• [Data block]:

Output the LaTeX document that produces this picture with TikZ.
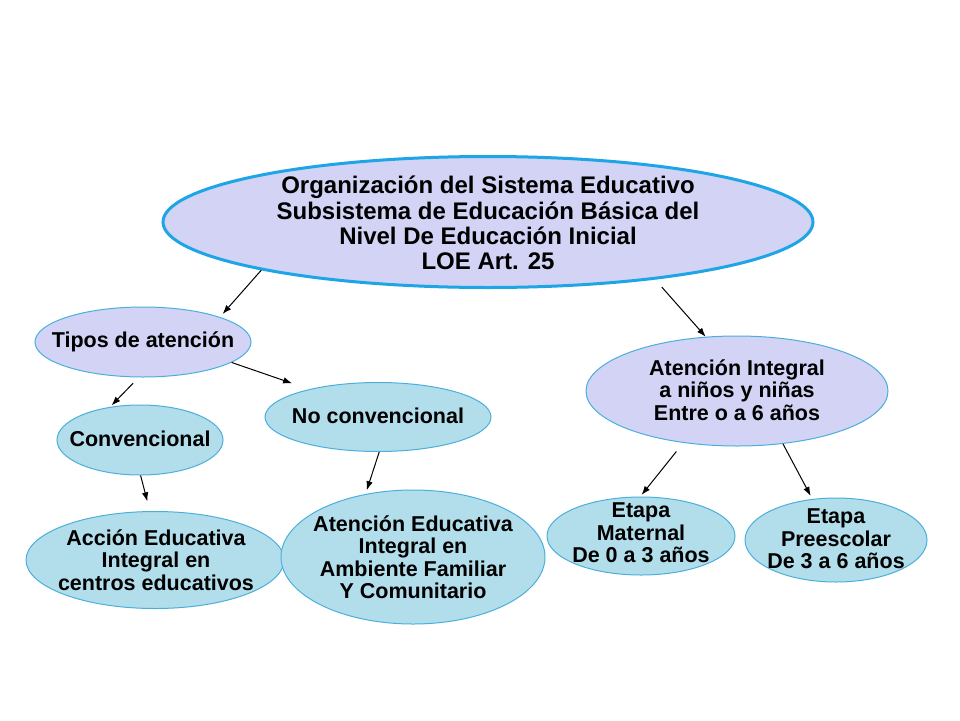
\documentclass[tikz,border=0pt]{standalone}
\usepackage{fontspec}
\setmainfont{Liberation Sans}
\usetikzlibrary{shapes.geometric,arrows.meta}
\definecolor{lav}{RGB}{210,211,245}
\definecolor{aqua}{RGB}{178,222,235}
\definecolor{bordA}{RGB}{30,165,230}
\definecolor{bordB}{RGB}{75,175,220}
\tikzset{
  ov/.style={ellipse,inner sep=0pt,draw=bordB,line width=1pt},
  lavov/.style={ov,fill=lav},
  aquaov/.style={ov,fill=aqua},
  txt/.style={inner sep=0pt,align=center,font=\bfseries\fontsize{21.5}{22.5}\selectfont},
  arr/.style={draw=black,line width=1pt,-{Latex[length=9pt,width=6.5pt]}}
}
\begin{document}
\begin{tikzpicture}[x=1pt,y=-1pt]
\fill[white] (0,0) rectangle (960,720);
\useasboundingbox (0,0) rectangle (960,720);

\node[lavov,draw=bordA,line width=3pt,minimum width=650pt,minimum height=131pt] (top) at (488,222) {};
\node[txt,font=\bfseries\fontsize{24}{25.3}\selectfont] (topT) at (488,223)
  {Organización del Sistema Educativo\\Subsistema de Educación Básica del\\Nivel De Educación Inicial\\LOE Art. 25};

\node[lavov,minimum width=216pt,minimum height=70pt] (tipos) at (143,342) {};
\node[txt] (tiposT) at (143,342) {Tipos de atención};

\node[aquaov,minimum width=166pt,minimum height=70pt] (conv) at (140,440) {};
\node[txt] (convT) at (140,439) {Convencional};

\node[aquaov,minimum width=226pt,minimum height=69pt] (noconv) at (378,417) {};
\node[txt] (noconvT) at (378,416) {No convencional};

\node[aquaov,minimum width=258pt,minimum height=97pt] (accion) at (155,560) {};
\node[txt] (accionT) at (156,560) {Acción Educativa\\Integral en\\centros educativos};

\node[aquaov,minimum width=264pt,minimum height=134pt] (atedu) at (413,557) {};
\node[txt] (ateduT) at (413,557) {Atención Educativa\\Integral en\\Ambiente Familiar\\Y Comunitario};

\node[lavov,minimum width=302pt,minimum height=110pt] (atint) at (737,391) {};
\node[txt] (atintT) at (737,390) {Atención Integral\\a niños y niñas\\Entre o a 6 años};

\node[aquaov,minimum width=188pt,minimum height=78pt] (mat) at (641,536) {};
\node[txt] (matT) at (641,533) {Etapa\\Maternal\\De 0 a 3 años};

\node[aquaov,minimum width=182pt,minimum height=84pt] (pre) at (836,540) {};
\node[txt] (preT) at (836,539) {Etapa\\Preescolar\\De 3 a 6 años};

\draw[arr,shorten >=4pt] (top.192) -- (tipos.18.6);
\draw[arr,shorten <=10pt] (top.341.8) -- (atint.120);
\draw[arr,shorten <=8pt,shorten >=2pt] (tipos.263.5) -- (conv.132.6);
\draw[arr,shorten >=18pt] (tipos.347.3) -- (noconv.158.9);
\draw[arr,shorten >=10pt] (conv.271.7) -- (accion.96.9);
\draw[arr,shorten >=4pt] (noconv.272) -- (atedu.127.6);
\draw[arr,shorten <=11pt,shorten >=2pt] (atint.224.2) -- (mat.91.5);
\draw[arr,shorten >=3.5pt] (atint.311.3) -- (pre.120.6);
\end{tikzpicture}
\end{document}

• [Exercise details]:
Take the listing above and restate it word for word, without its pictures.

• [Solution for this task]:
Output the LaTeX document that produces this picture with TikZ.
\documentclass[tikz,border=0pt]{standalone}
\usepackage{fontspec}
\setmainfont{Liberation Sans}
\usetikzlibrary{shapes.geometric,arrows.meta}
\definecolor{lav}{RGB}{210,211,245}
\definecolor{aqua}{RGB}{178,222,235}
\definecolor{bordA}{RGB}{30,165,230}
\definecolor{bordB}{RGB}{75,175,220}
\tikzset{
  ov/.style={ellipse,inner sep=0pt,draw=bordB,line width=1pt},
  lavov/.style={ov,fill=lav},
  aquaov/.style={ov,fill=aqua},
  txt/.style={inner sep=0pt,align=center,font=\bfseries\fontsize{21.5}{22.5}\selectfont},
  arr/.style={draw=black,line width=1pt,-{Latex[length=9pt,width=6.5pt]}}
}
\begin{document}
\begin{tikzpicture}[x=1pt,y=-1pt]
\fill[white] (0,0) rectangle (960,720);
\useasboundingbox (0,0) rectangle (960,720);

\node[lavov,draw=bordA,line width=3pt,minimum width=650pt,minimum height=131pt] (top) at (488,222) {};
\node[txt,font=\bfseries\fontsize{24}{25.3}\selectfont] (topT) at (488,223)
  {Organización del Sistema Educativo\\Subsistema de Educación Básica del\\Nivel De Educación Inicial\\LOE Art. 25};

\node[lavov,minimum width=216pt,minimum height=70pt] (tipos) at (143,342) {};
\node[txt] (tiposT) at (143,342) {Tipos de atención};

\node[aquaov,minimum width=166pt,minimum height=70pt] (conv) at (140,440) {};
\node[txt] (convT) at (140,439) {Convencional};

\node[aquaov,minimum width=226pt,minimum height=69pt] (noconv) at (378,417) {};
\node[txt] (noconvT) at (378,416) {No convencional};

\node[aquaov,minimum width=258pt,minimum height=97pt] (accion) at (155,560) {};
\node[txt] (accionT) at (156,560) {Acción Educativa\\Integral en\\centros educativos};

\node[aquaov,minimum width=264pt,minimum height=134pt] (atedu) at (413,557) {};
\node[txt] (ateduT) at (413,557) {Atención Educativa\\Integral en\\Ambiente Familiar\\Y Comunitario};

\node[lavov,minimum width=302pt,minimum height=110pt] (atint) at (737,391) {};
\node[txt] (atintT) at (737,390) {Atención Integral\\a niños y niñas\\Entre o a 6 años};

\node[aquaov,minimum width=188pt,minimum height=78pt] (mat) at (641,536) {};
\node[txt] (matT) at (641,533) {Etapa\\Maternal\\De 0 a 3 años};

\node[aquaov,minimum width=182pt,minimum height=84pt] (pre) at (836,540) {};
\node[txt] (preT) at (836,539) {Etapa\\Preescolar\\De 3 a 6 años};

\draw[arr,shorten >=4pt] (top.192) -- (tipos.18.6);
\draw[arr,shorten <=10pt] (top.341.8) -- (atint.120);
\draw[arr,shorten <=8pt,shorten >=2pt] (tipos.263.5) -- (conv.132.6);
\draw[arr,shorten >=18pt] (tipos.347.3) -- (noconv.158.9);
\draw[arr,shorten >=10pt] (conv.271.7) -- (accion.96.9);
\draw[arr,shorten >=4pt] (noconv.272) -- (atedu.127.6);
\draw[arr,shorten <=11pt,shorten >=2pt] (atint.224.2) -- (mat.91.5);
\draw[arr,shorten >=3.5pt] (atint.311.3) -- (pre.120.6);
\end{tikzpicture}
\end{document}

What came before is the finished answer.